Examining a variety of novels that offer insightful representations of violence in their respective historical settings, the author argues that similar historical experiences between Latin America and Africa engender ethical/aesthetic responses and enhance trans-continental critical dialogues in comparative literary studies. In the same way that the drama of the Congo has become the symbolic open wound of (post)colonial dispensation in Africa, Spanish conquest in Latin America also produced spaces where the legacy of colonialism is strongly visible and memorable, providing fertile ground for the reproduction of violence. This book explores the concept and reality of violence beyond its most obvious manifestations, demonstrating how in the colonial contexts of Peru and the Congo, violence was a function of (post)colonial power dynamics and deeply engrained socio-political, economic and cultural ordering and othering. From this perspective, the work considers and re-examines theoretical contributions from authors such as John Galtung, Michel Foucault, Immanuel Wallerstein, Anibal Quijano, Frantz Fanon, Achille Mbembe, Eboussi Boulaga, Pierre Nora, Susan Sontag, Stevan Weine, Cathy Caruth and Nelson Maldonado-Torres.

This book will be of interest for scholars working on how violence is explored and represented in literature and other art forms.
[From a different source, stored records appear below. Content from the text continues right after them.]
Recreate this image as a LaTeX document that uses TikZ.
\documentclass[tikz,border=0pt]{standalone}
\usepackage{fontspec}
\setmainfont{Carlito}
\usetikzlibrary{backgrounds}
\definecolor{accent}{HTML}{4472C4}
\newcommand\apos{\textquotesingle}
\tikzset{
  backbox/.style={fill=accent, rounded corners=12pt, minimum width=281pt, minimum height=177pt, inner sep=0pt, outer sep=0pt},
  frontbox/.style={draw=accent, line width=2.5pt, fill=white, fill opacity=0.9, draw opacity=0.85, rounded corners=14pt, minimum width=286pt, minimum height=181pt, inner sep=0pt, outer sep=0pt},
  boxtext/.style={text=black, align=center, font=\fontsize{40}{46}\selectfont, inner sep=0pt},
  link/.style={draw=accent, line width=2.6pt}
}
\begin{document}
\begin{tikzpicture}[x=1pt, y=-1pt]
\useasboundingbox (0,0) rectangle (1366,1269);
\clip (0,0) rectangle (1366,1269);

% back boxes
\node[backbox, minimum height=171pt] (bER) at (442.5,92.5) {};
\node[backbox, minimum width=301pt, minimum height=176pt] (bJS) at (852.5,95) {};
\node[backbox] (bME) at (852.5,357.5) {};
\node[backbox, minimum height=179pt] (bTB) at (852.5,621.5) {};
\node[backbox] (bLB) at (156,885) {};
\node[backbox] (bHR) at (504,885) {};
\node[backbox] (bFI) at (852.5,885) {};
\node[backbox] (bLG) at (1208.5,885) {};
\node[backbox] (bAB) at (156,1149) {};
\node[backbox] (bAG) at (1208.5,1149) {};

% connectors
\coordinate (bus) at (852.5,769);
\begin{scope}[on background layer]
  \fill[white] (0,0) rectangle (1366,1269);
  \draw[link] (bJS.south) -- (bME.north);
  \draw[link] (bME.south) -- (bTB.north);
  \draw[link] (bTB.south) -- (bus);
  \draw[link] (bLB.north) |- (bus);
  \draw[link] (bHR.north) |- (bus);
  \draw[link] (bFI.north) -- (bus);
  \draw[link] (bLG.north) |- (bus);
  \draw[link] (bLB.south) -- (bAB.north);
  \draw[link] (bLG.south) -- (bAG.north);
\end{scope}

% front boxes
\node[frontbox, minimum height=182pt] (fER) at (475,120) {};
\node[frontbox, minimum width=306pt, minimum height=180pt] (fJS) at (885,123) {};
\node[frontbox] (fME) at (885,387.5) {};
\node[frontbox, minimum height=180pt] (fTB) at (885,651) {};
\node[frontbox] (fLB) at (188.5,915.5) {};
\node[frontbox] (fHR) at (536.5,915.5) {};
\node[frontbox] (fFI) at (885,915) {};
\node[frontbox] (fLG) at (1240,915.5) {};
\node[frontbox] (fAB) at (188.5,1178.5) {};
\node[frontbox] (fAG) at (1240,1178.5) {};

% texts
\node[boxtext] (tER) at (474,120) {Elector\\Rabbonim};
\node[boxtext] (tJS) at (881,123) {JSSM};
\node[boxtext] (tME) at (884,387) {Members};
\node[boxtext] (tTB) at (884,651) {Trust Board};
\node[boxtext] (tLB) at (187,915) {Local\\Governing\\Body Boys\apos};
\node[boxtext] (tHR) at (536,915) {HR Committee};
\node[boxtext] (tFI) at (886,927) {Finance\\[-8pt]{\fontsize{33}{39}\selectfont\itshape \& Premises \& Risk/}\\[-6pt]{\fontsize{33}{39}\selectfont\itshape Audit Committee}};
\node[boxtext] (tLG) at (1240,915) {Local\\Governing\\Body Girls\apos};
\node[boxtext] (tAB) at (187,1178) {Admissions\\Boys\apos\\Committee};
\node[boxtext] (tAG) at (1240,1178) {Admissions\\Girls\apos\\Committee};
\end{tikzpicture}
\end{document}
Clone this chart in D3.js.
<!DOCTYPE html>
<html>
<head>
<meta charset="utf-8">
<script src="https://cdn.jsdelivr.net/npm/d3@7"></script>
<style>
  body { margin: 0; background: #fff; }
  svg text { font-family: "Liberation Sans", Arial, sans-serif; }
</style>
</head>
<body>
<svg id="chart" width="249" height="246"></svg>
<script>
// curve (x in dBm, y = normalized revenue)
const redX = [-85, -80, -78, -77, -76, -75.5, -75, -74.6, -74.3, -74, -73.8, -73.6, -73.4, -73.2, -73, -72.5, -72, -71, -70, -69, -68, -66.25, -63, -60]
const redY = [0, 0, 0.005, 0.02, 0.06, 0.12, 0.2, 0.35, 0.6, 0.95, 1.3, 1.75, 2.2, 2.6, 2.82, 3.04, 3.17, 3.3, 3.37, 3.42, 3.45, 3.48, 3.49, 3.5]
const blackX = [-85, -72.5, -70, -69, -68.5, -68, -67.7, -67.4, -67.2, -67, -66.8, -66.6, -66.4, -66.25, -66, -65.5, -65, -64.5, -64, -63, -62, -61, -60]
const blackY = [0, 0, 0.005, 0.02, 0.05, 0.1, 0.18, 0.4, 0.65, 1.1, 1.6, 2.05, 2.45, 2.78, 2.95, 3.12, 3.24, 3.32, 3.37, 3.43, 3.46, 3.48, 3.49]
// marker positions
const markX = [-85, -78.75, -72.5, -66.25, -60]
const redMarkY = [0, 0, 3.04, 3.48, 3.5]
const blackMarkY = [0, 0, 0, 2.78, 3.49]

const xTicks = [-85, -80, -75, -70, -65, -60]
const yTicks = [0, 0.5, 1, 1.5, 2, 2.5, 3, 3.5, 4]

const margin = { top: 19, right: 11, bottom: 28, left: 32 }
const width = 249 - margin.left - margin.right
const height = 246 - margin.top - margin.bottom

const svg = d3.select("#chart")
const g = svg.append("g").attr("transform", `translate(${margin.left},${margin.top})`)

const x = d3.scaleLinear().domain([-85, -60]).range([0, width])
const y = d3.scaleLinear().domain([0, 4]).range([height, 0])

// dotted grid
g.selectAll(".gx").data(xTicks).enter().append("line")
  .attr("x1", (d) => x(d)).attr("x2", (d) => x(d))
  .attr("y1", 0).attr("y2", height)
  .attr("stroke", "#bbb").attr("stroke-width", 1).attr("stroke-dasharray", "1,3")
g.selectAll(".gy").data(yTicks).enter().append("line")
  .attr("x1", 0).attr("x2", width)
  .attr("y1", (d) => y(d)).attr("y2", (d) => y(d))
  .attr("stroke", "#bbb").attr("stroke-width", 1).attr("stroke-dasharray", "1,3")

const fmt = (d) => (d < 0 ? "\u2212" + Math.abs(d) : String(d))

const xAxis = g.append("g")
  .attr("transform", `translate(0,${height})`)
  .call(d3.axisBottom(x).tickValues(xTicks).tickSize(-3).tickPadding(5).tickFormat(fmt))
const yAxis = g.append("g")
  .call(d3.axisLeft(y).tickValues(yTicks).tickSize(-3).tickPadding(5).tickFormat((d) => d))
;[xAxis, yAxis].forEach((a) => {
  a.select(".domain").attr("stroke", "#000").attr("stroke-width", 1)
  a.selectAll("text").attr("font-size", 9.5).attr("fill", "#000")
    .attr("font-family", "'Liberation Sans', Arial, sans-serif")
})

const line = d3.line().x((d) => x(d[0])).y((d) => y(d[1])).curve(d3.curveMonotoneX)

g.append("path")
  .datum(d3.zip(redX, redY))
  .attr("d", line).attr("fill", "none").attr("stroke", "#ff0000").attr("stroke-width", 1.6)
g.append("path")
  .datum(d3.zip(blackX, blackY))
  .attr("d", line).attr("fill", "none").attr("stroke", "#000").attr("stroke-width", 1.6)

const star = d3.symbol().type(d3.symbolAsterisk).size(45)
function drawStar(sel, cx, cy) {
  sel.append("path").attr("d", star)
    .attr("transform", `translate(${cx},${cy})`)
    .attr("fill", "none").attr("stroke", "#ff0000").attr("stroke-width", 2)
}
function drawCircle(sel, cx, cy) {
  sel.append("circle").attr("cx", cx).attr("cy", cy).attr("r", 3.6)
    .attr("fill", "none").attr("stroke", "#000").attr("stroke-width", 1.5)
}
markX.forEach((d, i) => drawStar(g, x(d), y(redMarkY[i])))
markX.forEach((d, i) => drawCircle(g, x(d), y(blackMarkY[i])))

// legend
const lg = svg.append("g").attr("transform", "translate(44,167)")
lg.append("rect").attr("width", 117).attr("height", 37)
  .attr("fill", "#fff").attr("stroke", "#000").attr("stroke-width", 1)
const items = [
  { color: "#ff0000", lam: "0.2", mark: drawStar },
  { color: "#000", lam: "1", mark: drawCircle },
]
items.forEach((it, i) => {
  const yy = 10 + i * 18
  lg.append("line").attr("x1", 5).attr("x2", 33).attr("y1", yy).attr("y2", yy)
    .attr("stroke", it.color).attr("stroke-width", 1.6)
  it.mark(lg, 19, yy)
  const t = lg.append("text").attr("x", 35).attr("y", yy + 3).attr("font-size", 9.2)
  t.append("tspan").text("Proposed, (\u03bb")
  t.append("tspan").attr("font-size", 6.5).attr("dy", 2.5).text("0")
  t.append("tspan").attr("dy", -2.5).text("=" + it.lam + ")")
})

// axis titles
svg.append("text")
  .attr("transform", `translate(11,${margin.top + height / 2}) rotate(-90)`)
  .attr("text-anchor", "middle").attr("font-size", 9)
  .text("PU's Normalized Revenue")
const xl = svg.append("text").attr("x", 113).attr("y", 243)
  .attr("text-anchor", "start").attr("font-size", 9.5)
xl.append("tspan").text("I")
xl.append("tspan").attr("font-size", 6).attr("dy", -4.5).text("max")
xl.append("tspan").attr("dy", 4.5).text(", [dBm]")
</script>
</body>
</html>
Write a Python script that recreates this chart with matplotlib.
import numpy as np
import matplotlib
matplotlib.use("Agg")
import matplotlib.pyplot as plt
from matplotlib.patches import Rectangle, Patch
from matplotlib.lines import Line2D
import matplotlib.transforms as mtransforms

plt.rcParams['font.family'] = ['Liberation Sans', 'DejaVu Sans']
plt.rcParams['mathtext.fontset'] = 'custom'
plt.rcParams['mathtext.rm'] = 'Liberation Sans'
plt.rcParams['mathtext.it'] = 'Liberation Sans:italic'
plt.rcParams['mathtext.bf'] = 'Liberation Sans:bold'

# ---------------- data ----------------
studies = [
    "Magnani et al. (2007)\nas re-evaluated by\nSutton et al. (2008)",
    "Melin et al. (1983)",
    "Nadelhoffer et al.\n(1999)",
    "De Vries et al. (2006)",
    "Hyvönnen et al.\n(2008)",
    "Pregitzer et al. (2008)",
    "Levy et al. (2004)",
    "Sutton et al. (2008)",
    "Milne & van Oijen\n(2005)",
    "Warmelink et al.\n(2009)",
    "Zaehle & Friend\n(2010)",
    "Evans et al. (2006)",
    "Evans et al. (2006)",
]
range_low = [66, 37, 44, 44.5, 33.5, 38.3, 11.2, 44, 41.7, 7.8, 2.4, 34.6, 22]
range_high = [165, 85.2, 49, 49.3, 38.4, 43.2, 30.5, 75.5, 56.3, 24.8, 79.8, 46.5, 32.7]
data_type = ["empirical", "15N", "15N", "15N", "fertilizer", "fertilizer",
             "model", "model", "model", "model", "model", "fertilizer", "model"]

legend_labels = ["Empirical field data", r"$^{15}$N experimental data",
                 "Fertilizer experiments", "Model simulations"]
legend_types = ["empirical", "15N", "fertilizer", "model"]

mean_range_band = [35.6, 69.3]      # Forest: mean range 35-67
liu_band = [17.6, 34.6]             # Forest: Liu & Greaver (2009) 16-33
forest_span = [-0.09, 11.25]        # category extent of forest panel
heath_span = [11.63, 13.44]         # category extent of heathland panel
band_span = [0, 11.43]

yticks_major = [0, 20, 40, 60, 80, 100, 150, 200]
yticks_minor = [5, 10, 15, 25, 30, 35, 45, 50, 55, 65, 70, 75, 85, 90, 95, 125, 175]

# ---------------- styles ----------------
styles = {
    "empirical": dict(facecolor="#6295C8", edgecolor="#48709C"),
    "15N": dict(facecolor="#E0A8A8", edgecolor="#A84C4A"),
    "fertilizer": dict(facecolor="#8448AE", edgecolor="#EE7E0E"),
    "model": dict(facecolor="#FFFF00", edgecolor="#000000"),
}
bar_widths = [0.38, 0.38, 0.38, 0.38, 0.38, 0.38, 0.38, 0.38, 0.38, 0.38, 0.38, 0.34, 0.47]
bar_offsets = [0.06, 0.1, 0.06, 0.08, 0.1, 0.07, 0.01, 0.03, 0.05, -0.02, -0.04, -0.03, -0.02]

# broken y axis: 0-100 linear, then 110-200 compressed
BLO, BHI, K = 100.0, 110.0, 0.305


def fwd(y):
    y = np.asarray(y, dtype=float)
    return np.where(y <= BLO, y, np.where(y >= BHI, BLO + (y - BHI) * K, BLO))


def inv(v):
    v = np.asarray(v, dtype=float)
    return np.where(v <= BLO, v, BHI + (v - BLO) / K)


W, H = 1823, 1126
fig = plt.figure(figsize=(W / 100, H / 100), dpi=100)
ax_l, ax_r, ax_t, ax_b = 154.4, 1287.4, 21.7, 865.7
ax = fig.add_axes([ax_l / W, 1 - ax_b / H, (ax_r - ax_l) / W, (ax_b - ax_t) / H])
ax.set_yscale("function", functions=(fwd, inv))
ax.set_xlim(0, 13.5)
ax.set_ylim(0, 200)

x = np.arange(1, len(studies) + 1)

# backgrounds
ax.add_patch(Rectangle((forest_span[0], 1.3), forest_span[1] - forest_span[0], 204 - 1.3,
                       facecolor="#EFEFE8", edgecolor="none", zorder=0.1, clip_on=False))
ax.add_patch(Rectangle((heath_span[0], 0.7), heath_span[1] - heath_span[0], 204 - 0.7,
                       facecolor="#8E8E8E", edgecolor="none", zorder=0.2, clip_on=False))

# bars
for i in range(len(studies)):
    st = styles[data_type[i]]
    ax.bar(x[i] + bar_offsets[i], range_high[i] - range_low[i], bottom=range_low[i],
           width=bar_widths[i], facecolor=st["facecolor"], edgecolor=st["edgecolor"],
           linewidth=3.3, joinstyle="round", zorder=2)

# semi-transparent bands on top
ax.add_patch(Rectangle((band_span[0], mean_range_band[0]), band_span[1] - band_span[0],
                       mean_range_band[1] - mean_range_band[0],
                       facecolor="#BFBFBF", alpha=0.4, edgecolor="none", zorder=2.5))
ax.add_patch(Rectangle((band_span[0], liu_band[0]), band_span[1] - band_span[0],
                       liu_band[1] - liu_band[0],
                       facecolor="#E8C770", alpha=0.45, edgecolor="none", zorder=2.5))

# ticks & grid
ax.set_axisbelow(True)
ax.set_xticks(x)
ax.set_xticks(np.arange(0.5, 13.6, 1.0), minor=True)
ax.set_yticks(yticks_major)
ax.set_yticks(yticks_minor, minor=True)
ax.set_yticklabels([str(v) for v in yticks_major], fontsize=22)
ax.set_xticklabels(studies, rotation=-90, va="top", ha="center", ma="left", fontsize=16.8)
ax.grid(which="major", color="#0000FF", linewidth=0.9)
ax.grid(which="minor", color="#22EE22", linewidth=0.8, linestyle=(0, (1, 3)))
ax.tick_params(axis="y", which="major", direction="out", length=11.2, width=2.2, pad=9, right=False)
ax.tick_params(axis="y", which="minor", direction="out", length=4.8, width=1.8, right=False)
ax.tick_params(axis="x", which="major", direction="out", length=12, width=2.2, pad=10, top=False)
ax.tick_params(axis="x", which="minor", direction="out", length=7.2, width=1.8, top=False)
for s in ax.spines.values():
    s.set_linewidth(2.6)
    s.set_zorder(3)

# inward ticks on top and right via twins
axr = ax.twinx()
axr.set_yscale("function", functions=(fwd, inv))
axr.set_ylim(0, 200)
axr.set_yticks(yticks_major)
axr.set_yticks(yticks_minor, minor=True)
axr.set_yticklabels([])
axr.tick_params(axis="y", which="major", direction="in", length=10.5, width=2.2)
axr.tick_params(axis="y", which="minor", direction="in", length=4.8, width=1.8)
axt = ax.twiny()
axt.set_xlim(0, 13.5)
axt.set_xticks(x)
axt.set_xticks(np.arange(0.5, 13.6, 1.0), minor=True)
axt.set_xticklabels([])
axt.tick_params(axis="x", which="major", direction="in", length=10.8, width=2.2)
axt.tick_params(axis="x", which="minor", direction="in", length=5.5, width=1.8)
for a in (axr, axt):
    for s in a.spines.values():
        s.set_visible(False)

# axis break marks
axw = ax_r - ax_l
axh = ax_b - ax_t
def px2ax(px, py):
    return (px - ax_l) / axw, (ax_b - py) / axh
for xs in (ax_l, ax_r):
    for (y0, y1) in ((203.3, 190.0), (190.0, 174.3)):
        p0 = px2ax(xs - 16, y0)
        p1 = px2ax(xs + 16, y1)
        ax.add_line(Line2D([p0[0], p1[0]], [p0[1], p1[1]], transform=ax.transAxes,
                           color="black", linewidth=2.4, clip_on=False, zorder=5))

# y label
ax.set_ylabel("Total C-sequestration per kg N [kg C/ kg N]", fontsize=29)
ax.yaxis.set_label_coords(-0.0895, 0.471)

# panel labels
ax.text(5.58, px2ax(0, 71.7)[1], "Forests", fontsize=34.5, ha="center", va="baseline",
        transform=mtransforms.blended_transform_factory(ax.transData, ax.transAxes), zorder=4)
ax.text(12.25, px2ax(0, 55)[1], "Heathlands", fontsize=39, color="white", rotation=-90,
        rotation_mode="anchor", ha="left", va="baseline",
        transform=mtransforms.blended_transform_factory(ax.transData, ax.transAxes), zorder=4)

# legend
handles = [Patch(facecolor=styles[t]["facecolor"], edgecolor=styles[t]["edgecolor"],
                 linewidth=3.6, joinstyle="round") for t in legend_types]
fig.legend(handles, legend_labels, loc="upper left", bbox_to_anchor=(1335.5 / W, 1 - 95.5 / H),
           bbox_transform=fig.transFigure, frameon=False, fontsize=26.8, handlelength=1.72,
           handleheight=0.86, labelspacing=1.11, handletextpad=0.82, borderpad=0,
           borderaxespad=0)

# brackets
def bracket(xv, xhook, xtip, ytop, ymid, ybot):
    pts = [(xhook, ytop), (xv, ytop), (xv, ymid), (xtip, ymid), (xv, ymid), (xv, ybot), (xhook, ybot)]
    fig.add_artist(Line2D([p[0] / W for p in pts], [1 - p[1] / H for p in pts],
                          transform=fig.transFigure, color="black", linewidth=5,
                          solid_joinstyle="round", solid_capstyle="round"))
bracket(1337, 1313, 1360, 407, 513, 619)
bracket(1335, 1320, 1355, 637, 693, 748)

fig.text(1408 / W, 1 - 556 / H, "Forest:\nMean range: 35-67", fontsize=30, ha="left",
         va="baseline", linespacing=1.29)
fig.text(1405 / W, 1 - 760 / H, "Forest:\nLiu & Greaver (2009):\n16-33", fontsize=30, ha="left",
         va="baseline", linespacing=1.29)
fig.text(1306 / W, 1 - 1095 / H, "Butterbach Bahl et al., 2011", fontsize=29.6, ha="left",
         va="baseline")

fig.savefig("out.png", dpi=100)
Gilbert Shang Ndi is a Postdoctoral Fellow of the Cluster of Excellence – Africa Multiple, at the University of Bayreuth, working on the Project: Black Atlantic Revisited: African and South American UNESCO-World Heritage Sites and "Shadowed Spaces" of Performative Memory. A member of the Junges Kolleg (Young Colleague) Programme of the Bavarian Academy of Sciences and Humanities (Munich), he recently completed a Feodor Lynen Fellowship of the Alexander von Humboldt Foundation at the Universidad de los Andes, Colombia. He received his PhD in comparative literature from the University of Bayreuth in 2014. Gilbert Shang Ndi is the author of State/Society: Narrating Transformations in Selected African Novels (2017) and has coedited Tracks and Traces of Violence (2017) and Re-Writing Pasts, Imagining Futures: Critical Explorations of Contemporary African Fiction and Theater (2017).